'Crank: High Voltage' is Brilliant

Crank: High Voltage is surely the most visually inventive picture of the year. It is not just candy for your eyes, it is amphetamines. It is among the best times I’ve had at the movies in the past few years.

A director usually focuses on one or two typical movie elements to the detriment of the others, which is why you so often see a dull picture filled with intense acting, or a blockbuster story with throwaway characters. The most common of all permutations is action ueber alles in which car chases follow bar fights follow gunplay follows airplane battles follow robot wars. But the rarest is one in which the director finds a string of absolutely original things to do for nearly every minute of the movie. That’s what happens in Crank: High Voltage, and that’s what makes it so exciting.

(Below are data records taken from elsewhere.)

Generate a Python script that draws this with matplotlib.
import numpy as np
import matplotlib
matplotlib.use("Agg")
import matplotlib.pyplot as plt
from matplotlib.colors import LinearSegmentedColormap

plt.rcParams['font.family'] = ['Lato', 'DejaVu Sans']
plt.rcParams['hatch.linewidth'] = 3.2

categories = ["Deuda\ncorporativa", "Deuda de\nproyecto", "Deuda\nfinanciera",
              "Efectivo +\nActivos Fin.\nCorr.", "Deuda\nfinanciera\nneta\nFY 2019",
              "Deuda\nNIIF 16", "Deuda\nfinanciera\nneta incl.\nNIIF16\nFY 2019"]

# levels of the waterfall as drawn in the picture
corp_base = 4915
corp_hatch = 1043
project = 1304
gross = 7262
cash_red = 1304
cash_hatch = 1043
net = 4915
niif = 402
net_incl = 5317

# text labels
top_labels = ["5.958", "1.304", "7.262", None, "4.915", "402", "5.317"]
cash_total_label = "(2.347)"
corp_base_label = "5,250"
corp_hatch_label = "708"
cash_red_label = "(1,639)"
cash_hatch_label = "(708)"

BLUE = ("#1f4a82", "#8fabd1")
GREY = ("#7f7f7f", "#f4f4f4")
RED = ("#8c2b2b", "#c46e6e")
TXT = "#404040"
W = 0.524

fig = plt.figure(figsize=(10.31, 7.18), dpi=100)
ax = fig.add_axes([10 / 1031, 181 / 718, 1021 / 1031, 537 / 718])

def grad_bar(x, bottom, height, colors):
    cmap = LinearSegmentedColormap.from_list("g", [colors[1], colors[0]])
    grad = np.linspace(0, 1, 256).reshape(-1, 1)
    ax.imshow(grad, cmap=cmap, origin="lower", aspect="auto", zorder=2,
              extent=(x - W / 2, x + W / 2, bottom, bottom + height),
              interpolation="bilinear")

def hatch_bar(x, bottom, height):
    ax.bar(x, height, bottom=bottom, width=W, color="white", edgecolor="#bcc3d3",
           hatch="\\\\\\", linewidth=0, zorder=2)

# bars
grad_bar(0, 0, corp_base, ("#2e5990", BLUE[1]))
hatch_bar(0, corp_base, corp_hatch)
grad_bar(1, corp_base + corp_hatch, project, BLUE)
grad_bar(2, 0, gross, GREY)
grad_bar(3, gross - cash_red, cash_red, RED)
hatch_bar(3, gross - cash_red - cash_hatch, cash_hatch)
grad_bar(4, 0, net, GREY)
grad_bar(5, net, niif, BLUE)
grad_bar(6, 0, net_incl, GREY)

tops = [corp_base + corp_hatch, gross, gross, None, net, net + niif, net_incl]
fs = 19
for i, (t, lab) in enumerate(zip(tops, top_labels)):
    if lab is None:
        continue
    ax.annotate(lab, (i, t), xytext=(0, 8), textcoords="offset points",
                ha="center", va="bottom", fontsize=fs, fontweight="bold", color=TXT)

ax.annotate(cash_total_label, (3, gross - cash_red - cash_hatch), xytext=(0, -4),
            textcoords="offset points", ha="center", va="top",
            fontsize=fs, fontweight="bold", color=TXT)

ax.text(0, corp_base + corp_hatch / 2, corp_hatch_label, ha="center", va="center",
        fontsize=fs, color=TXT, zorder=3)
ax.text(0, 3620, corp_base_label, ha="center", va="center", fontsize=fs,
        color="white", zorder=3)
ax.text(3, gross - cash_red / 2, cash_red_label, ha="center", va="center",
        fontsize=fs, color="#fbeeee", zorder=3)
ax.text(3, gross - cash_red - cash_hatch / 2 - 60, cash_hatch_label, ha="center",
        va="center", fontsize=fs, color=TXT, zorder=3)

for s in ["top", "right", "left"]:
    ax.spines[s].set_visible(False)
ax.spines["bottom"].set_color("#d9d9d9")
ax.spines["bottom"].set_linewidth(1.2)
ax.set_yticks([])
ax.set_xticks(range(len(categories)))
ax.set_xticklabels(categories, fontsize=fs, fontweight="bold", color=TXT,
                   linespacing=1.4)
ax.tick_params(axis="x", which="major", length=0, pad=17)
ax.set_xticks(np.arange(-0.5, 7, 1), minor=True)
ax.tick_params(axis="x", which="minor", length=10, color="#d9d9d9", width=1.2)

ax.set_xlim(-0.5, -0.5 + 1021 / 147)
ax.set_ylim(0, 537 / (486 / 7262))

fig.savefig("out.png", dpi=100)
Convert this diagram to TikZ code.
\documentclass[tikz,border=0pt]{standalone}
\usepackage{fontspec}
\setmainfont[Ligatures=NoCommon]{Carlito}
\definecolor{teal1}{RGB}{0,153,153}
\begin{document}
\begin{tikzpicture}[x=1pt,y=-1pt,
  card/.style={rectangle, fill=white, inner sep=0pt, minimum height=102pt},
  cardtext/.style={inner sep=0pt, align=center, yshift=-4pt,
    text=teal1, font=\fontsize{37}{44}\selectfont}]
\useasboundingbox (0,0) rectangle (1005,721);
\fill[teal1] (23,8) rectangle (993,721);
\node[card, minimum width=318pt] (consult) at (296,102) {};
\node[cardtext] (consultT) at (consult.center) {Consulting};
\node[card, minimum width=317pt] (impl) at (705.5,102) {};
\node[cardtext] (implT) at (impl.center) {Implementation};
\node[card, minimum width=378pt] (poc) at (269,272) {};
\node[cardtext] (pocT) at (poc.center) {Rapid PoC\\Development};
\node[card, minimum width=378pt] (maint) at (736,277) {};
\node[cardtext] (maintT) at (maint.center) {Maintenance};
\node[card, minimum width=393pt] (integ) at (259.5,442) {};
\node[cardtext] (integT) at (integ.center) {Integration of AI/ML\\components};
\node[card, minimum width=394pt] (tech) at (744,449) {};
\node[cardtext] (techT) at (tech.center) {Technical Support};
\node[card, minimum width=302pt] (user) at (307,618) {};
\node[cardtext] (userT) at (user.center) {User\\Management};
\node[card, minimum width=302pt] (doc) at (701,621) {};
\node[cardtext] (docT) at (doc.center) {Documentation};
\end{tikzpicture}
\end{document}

Start with the look of the picture. When you first see it, you can’t quite put your finger on why it looks different, but pay close attention: the motion has a stutter. When people and objects move quickly in a typical film, they smear. In this picture, fast motion looks more like a series of stop-action photos flipped past very quickly. (Turns out this is achieved using a “narrow shutter angle”–simply put, each frame is exposed for less time than in a typical shoot, so there’s less motion to record.) Combined with modest overexposure (overexposed for light but underexposed for motion–hmm), the effect is hyper-reality: sharp edges, crisp foregrounds, rough textures. This in turn is amplified by something I didn’t notice until I saw the picture a second time, that directors Mark Neveldine and Brian Taylor (working as Neveldine/Taylor) use well-timed sound effects to emphasize the action.

A description doesn’t do justice to the effect, which changes the look of both action and relatively static shots. The beauty is that you don’t have to analyze it or even notice it to feel it.

The attitude Neveldine/Taylor has about how they shoot extends to what they shoot. The movie gives way at several points to a hilariously profane newscast, an educational film strip, a Jerry Spinger-style talk show, a guide to locations via Google maps, and a papier-mache-and-rubber-mask homage to Godzilla movies. There are nods to other pictures, too, including a direct mention of the Die Hard series and a box with gold-glowing contents (which acknowledges either Pulp Fiction or Kiss Me Deadly, depending on how far back you care to go). The violence is graphic, constant, bloody and close-up, and sometimes the results fly out to land literally on the lens. There’s sex, and it’s played for laughs as spectator sport, and carried out at the same frenetic pace as the rest of the picture–but there’s always dissonance, and in this extended scene it comes from the wonderfully inappropriate soundtrack music.

Crank: High Voltage is titillating and vulgar and exhausting and exhilarating and absolutely fantastic. It’s going to be way too much for many viewers, and I guess that’s fine. But to miss out on this is to miss out on a rare and great exploitation of what can be done only with film–and a couple smart, twisted minds. I love this movie.